LabVIEW
Acquire coordinates of an arc
If you have two points and a radius, you will have zero (2*radius<distance between points), one (2*radius=distance), or two circles that match. Since there is an infinite number of coordinates on the arc, you must limit yourself to a finite number of coordinates (e.g. 100 equally spaced points).
Typically you'll have two solutions for the circle, and two possible arcs for each solution, so which one of the four do you pick? (see picture for possible arcs given two points and a radius)
Can you provide more details on the problem? Do you have some example data?
Message Edited by altenbach on 12-27-2005 01:09 PM
Hi Giridhar,
Your question is more a solving issue than a LabVIEW specific question.You can use the expression for a circle to find the coordinates for the centers of the two circles that Altenbach mentions. The expression for a circle is
R^2 = (x-a)^2+(y-b)^2
where R is the radius of the circle and (a,b) is the center of the circle.
After finding the center of the circle that the arc is part of, you should be able to calculate the arc as the coordinates between the two points.

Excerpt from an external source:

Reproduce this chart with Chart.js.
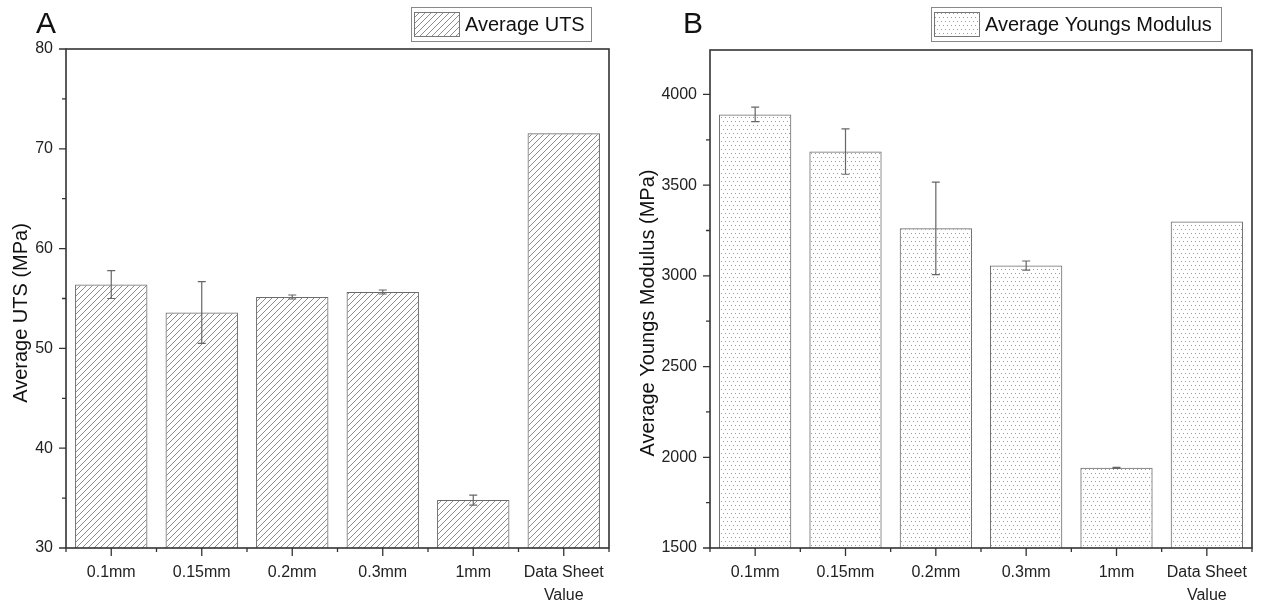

What heve you done so far? Are you getting stuck with anything specific to LabVIEW?
Your question is more a solving issue than a LabVIEW specific question.You can use the expression for a circle to find the coordinates for the centers of the two circles that Altenbach mentions. The expression for a circle is
R^2 = (x-a)^2+(y-b)^2
where R is the radius of the circle and (a,b) is the center of the circle.
After finding the center of the circle that the arc is part of, you should be able to calculate the arc as the coordinates between the two points.

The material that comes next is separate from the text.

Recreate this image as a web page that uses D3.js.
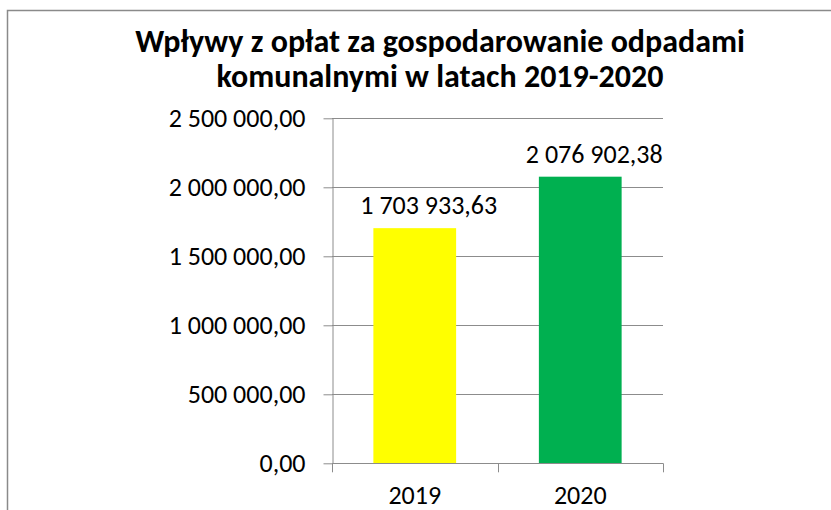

What heve you done so far? Are you getting stuck with anything specific to LabVIEW?
To avoid all the ambiguity of multiple solutions, it might be easier to define the start and end points PLUS one point lying on the arc. Three points uniquely define a circle and the solution to the problem is trivial. 🙂 There will always be exactly one solution!
Attached is a draft of a simple demo (LabVIEW 7.0) that does just that.
I am sure you could easily generate "point three" from your desired "radius + endpoints" and re-use most of my code, with the problem that there will be zero, two or four solutions depending on the inputs.
Note that I use mostly complex math to avoid explicit trigonometric functions. Let me know if you have questions. 😄
Message Edited by altenbach on 12-30-2005 11:12 AM
Just on a side note:
If you have LabVIEW 8.0, things get quite a bit nicer, for example:
- We have events for "cursor move", thus we don't need to constantly poll the cursors.
- xy graphs draw complex data directly in the complex plane (real=x, imaginary=y).
Message Edited by altenbach on 12-30-2005 01:08 PM
Your modification assumes that the center of the circle is a (0,0). This does not agree with the figure in your first attachment.
If you assume the center at the origin, you'll most likely won't find a solution. Notice that in your modification your arc will only go through one of your two points, you're throwing away the "r" part of the other one and only retaining the angle. Your system os overdetermined.
In this case you might as well throw both away and turn the R indicator into a control. 😮
Why don't you define the arc from e.g. "center+radius+direction1+direction2"?